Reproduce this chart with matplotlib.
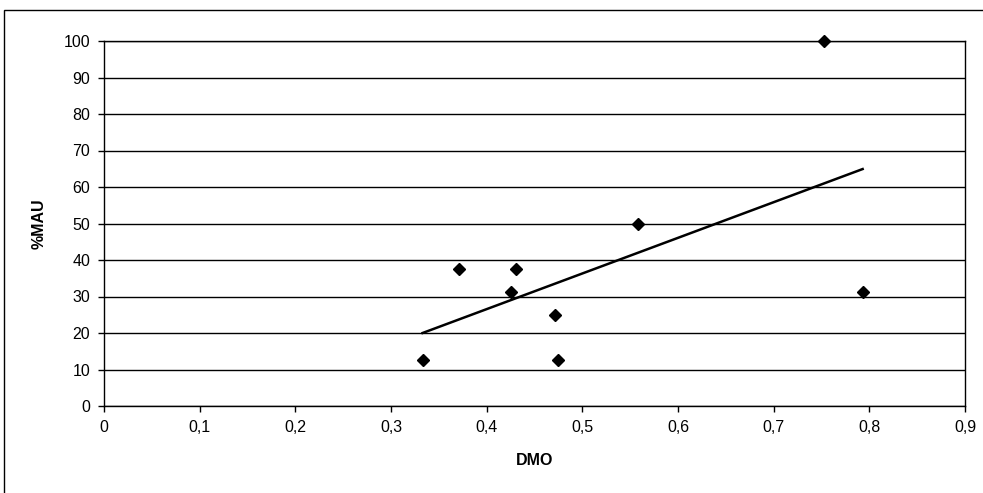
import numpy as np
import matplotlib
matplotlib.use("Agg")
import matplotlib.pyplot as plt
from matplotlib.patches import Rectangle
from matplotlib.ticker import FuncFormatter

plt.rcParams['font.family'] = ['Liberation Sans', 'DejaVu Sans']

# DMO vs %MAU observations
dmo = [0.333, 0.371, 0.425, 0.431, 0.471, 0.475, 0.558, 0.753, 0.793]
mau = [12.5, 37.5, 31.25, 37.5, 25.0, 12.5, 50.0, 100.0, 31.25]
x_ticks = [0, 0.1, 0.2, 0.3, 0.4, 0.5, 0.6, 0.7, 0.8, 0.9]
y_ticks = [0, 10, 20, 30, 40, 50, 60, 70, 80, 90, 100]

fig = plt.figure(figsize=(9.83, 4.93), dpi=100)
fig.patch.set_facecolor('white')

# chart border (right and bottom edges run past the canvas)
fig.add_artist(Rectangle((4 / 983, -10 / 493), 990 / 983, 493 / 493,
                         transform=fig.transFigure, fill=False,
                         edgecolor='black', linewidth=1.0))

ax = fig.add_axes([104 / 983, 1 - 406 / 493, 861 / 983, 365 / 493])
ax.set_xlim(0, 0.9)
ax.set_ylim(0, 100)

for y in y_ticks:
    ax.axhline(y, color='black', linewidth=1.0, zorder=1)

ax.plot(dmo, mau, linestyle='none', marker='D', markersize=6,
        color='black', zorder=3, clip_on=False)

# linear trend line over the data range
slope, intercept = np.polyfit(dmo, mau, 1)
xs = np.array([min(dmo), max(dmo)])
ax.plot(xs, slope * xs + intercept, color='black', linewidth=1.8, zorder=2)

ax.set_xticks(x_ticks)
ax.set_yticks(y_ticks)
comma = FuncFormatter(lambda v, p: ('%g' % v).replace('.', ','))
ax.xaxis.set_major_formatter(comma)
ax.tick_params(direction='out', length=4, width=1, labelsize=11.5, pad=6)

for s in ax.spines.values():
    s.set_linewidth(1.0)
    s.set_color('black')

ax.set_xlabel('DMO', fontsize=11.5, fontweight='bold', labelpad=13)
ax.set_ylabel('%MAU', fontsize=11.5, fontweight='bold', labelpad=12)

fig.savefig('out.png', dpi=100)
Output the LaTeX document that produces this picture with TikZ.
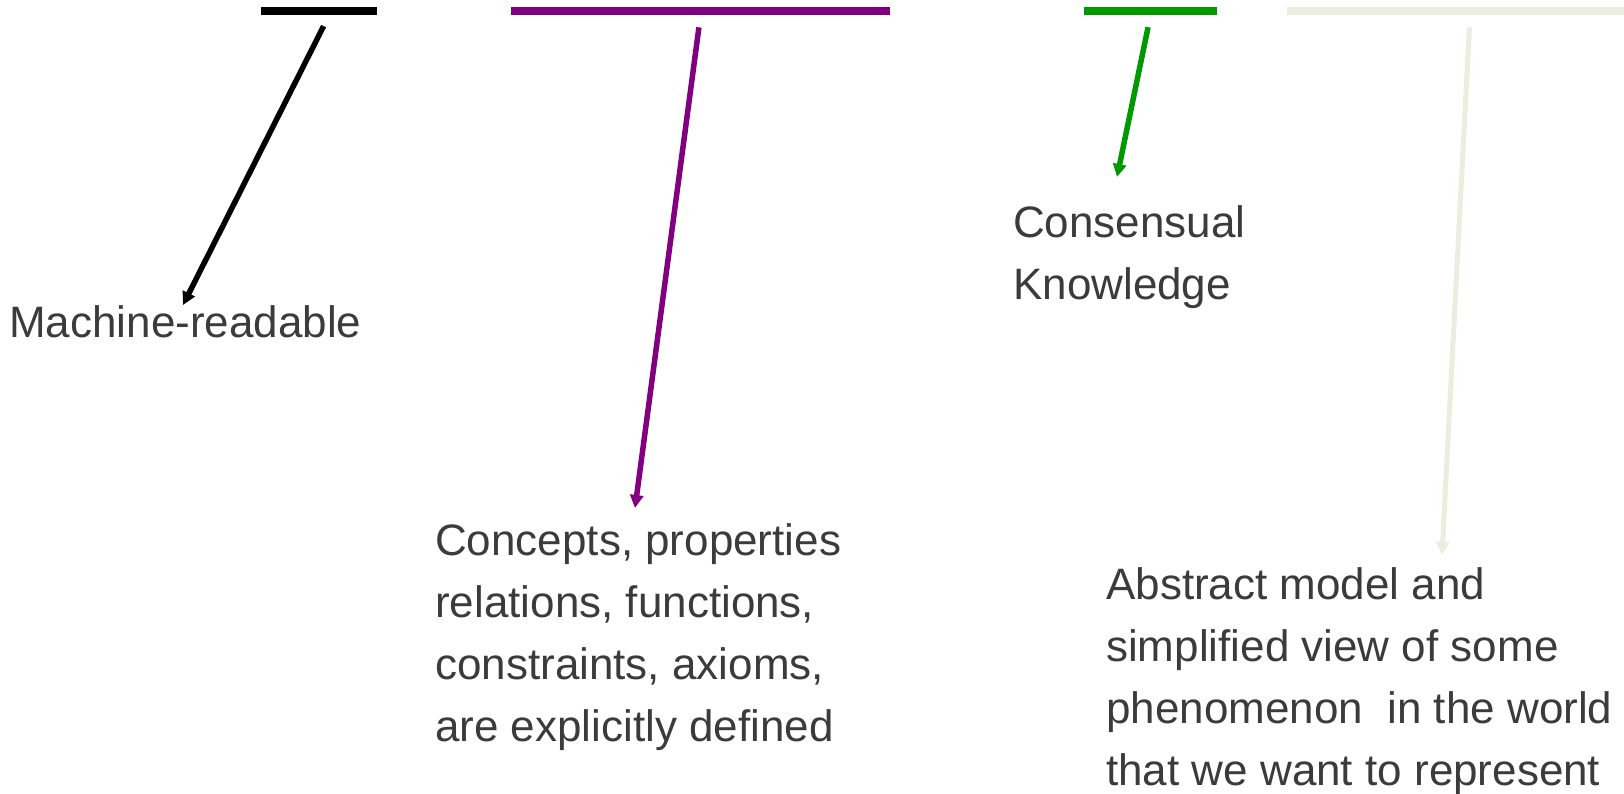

Required task -> Reproduce the data above word for word from its first line through the line that holds "color='black', zorder=3, clip_on=False)", both ends included; skip pictures.

Output for this exercise ->
Reproduce this chart with matplotlib.
import numpy as np
import matplotlib
matplotlib.use("Agg")
import matplotlib.pyplot as plt
from matplotlib.patches import Rectangle
from matplotlib.ticker import FuncFormatter

plt.rcParams['font.family'] = ['Liberation Sans', 'DejaVu Sans']

# DMO vs %MAU observations
dmo = [0.333, 0.371, 0.425, 0.431, 0.471, 0.475, 0.558, 0.753, 0.793]
mau = [12.5, 37.5, 31.25, 37.5, 25.0, 12.5, 50.0, 100.0, 31.25]
x_ticks = [0, 0.1, 0.2, 0.3, 0.4, 0.5, 0.6, 0.7, 0.8, 0.9]
y_ticks = [0, 10, 20, 30, 40, 50, 60, 70, 80, 90, 100]

fig = plt.figure(figsize=(9.83, 4.93), dpi=100)
fig.patch.set_facecolor('white')

# chart border (right and bottom edges run past the canvas)
fig.add_artist(Rectangle((4 / 983, -10 / 493), 990 / 983, 493 / 493,
                         transform=fig.transFigure, fill=False,
                         edgecolor='black', linewidth=1.0))

ax = fig.add_axes([104 / 983, 1 - 406 / 493, 861 / 983, 365 / 493])
ax.set_xlim(0, 0.9)
ax.set_ylim(0, 100)

for y in y_ticks:
    ax.axhline(y, color='black', linewidth=1.0, zorder=1)

ax.plot(dmo, mau, linestyle='none', marker='D', markersize=6,
        color='black', zorder=3, clip_on=False)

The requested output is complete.